Reported by: jinmei Owned by: stephen
Priority: medium Milestone: Sprint-20120306
Component: data source Version:
Keywords: Cc:
CVSS Scoring: Parent Tickets:
Sensitive: no Defect Severity: N/A
Sub-Project: DNS Feature Depending on Ticket: auth performance
Estimated Difficulty: 5 Add Hours to Ticket: 0
Total Hours: 2.5 Internal?: no

Description

This is a subtask for "Pre-establish shortcuts for additional section processing" described in
https://lists.isc.org/pipermail/bind10-dev/2012-January/002985.html
and a followup task of #1604.

We define a dedicated derived class of AbstractRRset used within the
in memory data source implementation (tentatively named RBNodeRRset
in my experimental version, but can be different). It internally
holds the basic RRset (in the form of ConstRRsetPtr) and forward
all public methods to the composed RRset.

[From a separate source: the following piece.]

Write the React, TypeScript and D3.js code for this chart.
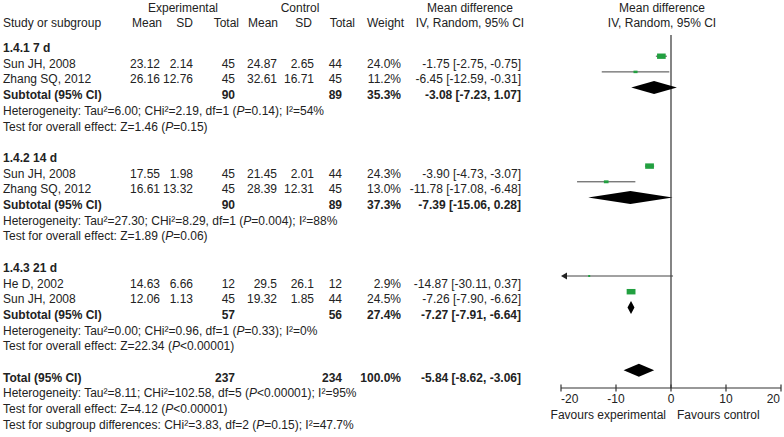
import React from "react";
import * as d3 from "d3";

const groupLabels = ["1.4.1 7 d", "1.4.2 14 d", "1.4.3 21 d"];
const studyNames = ["Sun JH, 2008", "Zhang SQ, 2012", "Sun JH, 2008", "Zhang SQ, 2012", "He D, 2002", "Sun JH, 2008"];
const studyGroup = [0, 0, 1, 1, 2, 2];
const expMean = [23.12, 26.16, 17.55, 16.61, 14.63, 12.06];
const expSD = [2.14, 12.76, 1.98, 13.32, 6.66, 1.13];
const expN = [45, 45, 45, 45, 12, 45];
const ctlMean = [24.87, 32.61, 21.45, 28.39, 29.5, 19.32];
const ctlSD = [2.65, 16.71, 2.01, 12.31, 26.1, 1.85];
const ctlN = [44, 45, 44, 45, 12, 44];
const weights = [24.0, 11.2, 24.3, 13.0, 2.9, 24.5];
const md = [-1.75, -6.45, -3.9, -11.78, -14.87, -7.26];
const mdLo = [-2.75, -12.59, -4.73, -17.08, -30.11, -7.9];
const mdHi = [-0.75, -0.31, -3.07, -6.48, 0.37, -6.62];

const subExpN = [90, 90, 57];
const subCtlN = [89, 89, 56];
const subWeight = [35.3, 37.3, 27.4];
const subMd = [-3.08, -7.39, -7.27];
const subLo = [-7.23, -15.06, -7.91];
const subHi = [1.07, 0.28, -6.64];
const hetTau2 = ["6.00", "27.30", "0.00"];
const hetChi2 = ["2.19", "8.29", "0.96"];
const hetDf = [1, 1, 1];
const hetP = ["=0.14", "=0.004", "=0.33"];
const hetI2 = ["54%", "88%", "0%"];
const zVal = ["1.46", "1.89", "22.34"];
const zP = ["=0.15", "=0.06", "<0.00001"];

const totExpN = 237;
const totCtlN = 234;
const totWeight = 100.0;
const totMd = -5.84;
const totLo = -8.62;
const totHi = -3.06;
const totTau2 = "8.11";
const totChi2 = "102.58";
const totDf = 5;
const totP = "<0.00001";
const totI2 = "95%";
const totZ = "4.12";
const totZP = "<0.00001";
const sgChi2 = "3.83";
const sgDf = 2;
const sgP = "=0.15";
const sgI2 = "47.7%";

const axisTicks = [-20, -10, 0, 10, 20];

const FONT = "'Liberation Sans', Arial, Helvetica, sans-serif";
const FS = 12;
const TXT = "#222";
const GREEN = "#22a040";

const fmtCI = (m: number, l: number, h: number) => `${m.toFixed(2)} [${l.toFixed(2)}, ${h.toFixed(2)}]`;

export default function App() {
  const x = d3.scaleLinear().domain([-20, 20]).range([561, 781]);
  const row = d3.scaleLinear().domain([0, 1]).range([48, 48 + 15.7]);
  const plotOffset = -7.5;
  const sqW = d3.scaleLinear().domain([0, 25]).range([0, 9]);

  type Line = { kind: string; idx: number; r: number };
  const lines: Line[] = [];
  let r = 0;
  groupLabels.forEach((_, g) => {
    lines.push({ kind: "group", idx: g, r: r++ });
    studyNames.forEach((_, s) => {
      if (studyGroup[s] === g) lines.push({ kind: "study", idx: s, r: r++ });
    });
    lines.push({ kind: "sub", idx: g, r: r++ });
    lines.push({ kind: "het", idx: g, r: r++ });
    lines.push({ kind: "z", idx: g, r: r++ });
    r++;
  });
  lines.push({ kind: "total", idx: 0, r: r++ });
  lines.push({ kind: "thet", idx: 0, r: r++ });
  lines.push({ kind: "tz", idx: 0, r: r++ });
  lines.push({ kind: "sg", idx: 0, r: r++ });

  const txt = (key: string, xx: number, y: number, s: React.ReactNode, anchor = "end", bold = false) => (
    <text key={key} x={xx} y={y} textAnchor={anchor} fontWeight={bold ? "bold" : "normal"}>
      {s}
    </text>
  );

  const italicP = (v: string) => (
    <>
      (<tspan fontStyle="italic">P</tspan>
      {v})
    </>
  );

  const diamond = (key: string, m: number, l: number, h: number, yc: number) => {
    const hh = 6.5;
    const pts = [
      [x(l), yc],
      [x(m), yc - hh],
      [x(h), yc],
      [x(m), yc + hh],
    ];
    return <polygon key={key} points={pts.map((p) => p.join(",")).join(" ")} fill="#000" />;
  };

  const els: React.ReactNode[] = [];
  const marks: React.ReactNode[] = [];
  lines.forEach((ln, i) => {
    const yc = row(ln.r);
    const yb = yc + 4;
    const k = "l" + i;
    if (ln.kind === "group") {
      els.push(txt(k, 3, yb, groupLabels[ln.idx], "start", true));
    } else if (ln.kind === "study") {
      const s = ln.idx;
      els.push(txt(k + "n", 3, yb, studyNames[s], "start"));
      els.push(txt(k + "a", 160, yb, String(expMean[s])));
      els.push(txt(k + "b", 193, yb, String(expSD[s])));
      els.push(txt(k + "c", 235, yb, String(expN[s])));
      els.push(txt(k + "d", 277, yb, String(ctlMean[s])));
      els.push(txt(k + "e", 314, yb, String(ctlSD[s])));
      els.push(txt(k + "f", 342, yb, String(ctlN[s])));
      els.push(txt(k + "g", 401, yb, weights[s].toFixed(1) + "%"));
      els.push(txt(k + "h", 521, yb, fmtCI(md[s], mdLo[s], mdHi[s])));
      const py = yc + plotOffset;
      const lo = Math.max(mdLo[s], -20);
      const x1 = x(lo);
      const x2 = x(Math.min(mdHi[s], 20));
      if (mdLo[s] < -20) {
        marks.push(<line key={k + "ci"} x1={x1 + 2} x2={x2} y1={py} y2={py} stroke="#444" strokeWidth={1} />);
        marks.push(
          <polygon key={k + "ar"} points={`${x1},${py} ${x1 + 6},${py - 3.5} ${x1 + 6},${py + 3.5}`} fill="#222" />
        );
      } else {
        marks.push(<line key={k + "ci"} x1={x1} x2={x2} y1={py} y2={py} stroke="#444" strokeWidth={1} />);
      }
      const w = Math.max(2, sqW(weights[s]));
      const h = Math.max(2, w * 0.62);
      marks.push(<rect key={k + "sq"} x={x(md[s]) - w / 2} y={py - h / 2} width={w} height={h} fill={GREEN} />);
    } else if (ln.kind === "sub") {
      const g = ln.idx;
      els.push(txt(k + "n", 3, yb, "Subtotal (95% CI)", "start", true));
      els.push(txt(k + "c", 235, yb, String(subExpN[g]), "end", true));
      els.push(txt(k + "f", 342, yb, String(subCtlN[g]), "end", true));
      els.push(txt(k + "g", 401, yb, subWeight[g].toFixed(1) + "%", "end", true));
      els.push(txt(k + "h", 521, yb, fmtCI(subMd[g], subLo[g], subHi[g]), "end", true));
      marks.push(diamond(k + "dm", subMd[g], subLo[g], subHi[g], yc + plotOffset));
    } else if (ln.kind === "het") {
      const g = ln.idx;
      els.push(
        txt(
          k,
          3,
          yb,
          <>
            {`Heterogeneity: Tau²=${hetTau2[g]}; CHi²=${hetChi2[g]}, df=${hetDf[g]} `}
            {italicP(hetP[g])}
            {`; I²=${hetI2[g]}`}
          </>,
          "start"
        )
      );
    } else if (ln.kind === "z") {
      const g = ln.idx;
      els.push(
        txt(
          k,
          3,
          yb,
          <>
            {`Test for overall effect: Z=${zVal[g]} `}
            {italicP(zP[g])}
          </>,
          "start"
        )
      );
    } else if (ln.kind === "total") {
      els.push(txt(k + "n", 3, yb, "Total (95% CI)", "start", true));
      els.push(txt(k + "c", 235, yb, String(totExpN), "end", true));
      els.push(txt(k + "f", 342, yb, String(totCtlN), "end", true));
      els.push(txt(k + "g", 401, yb, totWeight.toFixed(1) + "%", "end", true));
      els.push(txt(k + "h", 521, yb, fmtCI(totMd, totLo, totHi), "end", true));
      marks.push(diamond(k + "dm", totMd, totLo, totHi, yc + plotOffset));
    } else if (ln.kind === "thet") {
      els.push(
        txt(
          k,
          3,
          yb,
          <>
            {`Heterogeneity: Tau²=${totTau2}; CHi²=${totChi2}, df=${totDf} `}
            {italicP(totP)}
            {`; I²=${totI2}`}
          </>,
          "start"
        )
      );
    } else if (ln.kind === "tz") {
      els.push(
        txt(
          k,
          3,
          yb,
          <>
            {`Test for overall effect: Z=${totZ} `}
            {italicP(totZP)}
          </>,
          "start"
        )
      );
    } else if (ln.kind === "sg") {
      els.push(
        txt(
          k,
          3,
          yb,
          <>
            {`Test for subgroup differences: CHi²=${sgChi2}, df=${sgDf} `}
            {italicP(sgP)}
            {`; I²=${sgI2}`}
          </>,
          "start"
        )
      );
    }
  });

  const axisY = 388;
  const n = axisTicks.length;

  return (
    <svg
      width={784}
      height={437}
      style={{ position: "absolute", left: 0, top: 0, background: "#fff" }}
      fontFamily={FONT}
      fontSize={FS}
      fill={TXT}
    >
      <rect x={0} y={0} width={784} height={437} fill="#fff" />
      {/* headers */}
      <text x={183} y={12} textAnchor="middle">Experimental</text>
      <text x={300} y={12} textAnchor="middle">Control</text>
      <text x={470} y={12} textAnchor="middle">Mean difference</text>
      <text x={662} y={12} textAnchor="middle">Mean difference</text>
      <text x={3} y={26.5}>Study or subgroup</text>
      <text x={162} y={26.5} textAnchor="end">Mean</text>
      <text x={193} y={26.5} textAnchor="end">SD</text>
      <text x={239} y={26.5} textAnchor="end">Total</text>
      <text x={278} y={26.5} textAnchor="end">Mean</text>
      <text x={312} y={26.5} textAnchor="end">SD</text>
      <text x={355} y={26.5} textAnchor="end">Total</text>
      <text x={367} y={26.5}>Weight</text>
      <text x={470} y={26.5} textAnchor="middle">IV, Random, 95% CI</text>
      <text x={662} y={26.5} textAnchor="middle">IV, Random, 95% CI</text>
      {els}
      {/* plot */}
      <line x1={x(0)} x2={x(0)} y1={35} y2={axisY} stroke="#333" strokeWidth={1.2} />
      {marks}
      <line x1={x(-20)} x2={x(20)} y1={axisY} y2={axisY} stroke="#333" strokeWidth={1.2} />
      {axisTicks.map((t, i) => (
        <g key={"t" + t}>
          <line x1={x(t)} x2={x(t)} y1={axisY - 3.5} y2={axisY + 3.5} stroke="#333" strokeWidth={1.2} />
          <text
            x={i === 0 ? x(t) : i === n - 1 ? x(t) - 1 : x(t)}
            y={axisY + 15}
            textAnchor={i === 0 ? "start" : i === n - 1 ? "end" : "middle"}
          >
            {String(t)}
          </text>
        </g>
      ))}
      <text x={x(0) - 5} y={axisY + 31} textAnchor="end">Favours experimental</text>
      <text x={x(0) + 6} y={axisY + 31} textAnchor="start">Favours control</text>
    </svg>
  );
}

On loading the zone, the in memory data source implementation
constructs an RBNodeRRset for each given ConstRRsetPtr and
maintains it as the data source data. It returns the special RRset as
the return value of the find() method.

It will eventually contain the trick of enabling additional section
shortcut, but that will go to a separate task.

Subtickets

Attachments (1)

memory_test.diff (873 bytes) - added by jinmei 8 years ago.

Download all attachments as: .zip

Change History (23)

comment:1 Changed 8 years ago by jelte

  • Milestone changed from Year 3 Task Backlog to Next-Sprint-Proposed

comment:2 Changed 8 years ago by jelte

  • Estimated Difficulty changed from 0 to 5

comment:3 Changed 8 years ago by jinmei

  • Milestone changed from Year 3 Task Backlog to Next-Sprint-Proposed

comment:4 Changed 8 years ago by jelte

  • Milestone changed from Next-Sprint-Proposed to Sprint-20120221
  • Priority changed from major to minor

comment:5 Changed 8 years ago by stephen

  • Owner set to stephen
  • Status changed from new to assigned

comment:6 Changed 8 years ago by stephen

  • Owner changed from stephen to UnAssigned
  • Status changed from assigned to reviewing

I've used the name RBNodeRRset for the new objects. The in-memory data source has been altered to use these objects.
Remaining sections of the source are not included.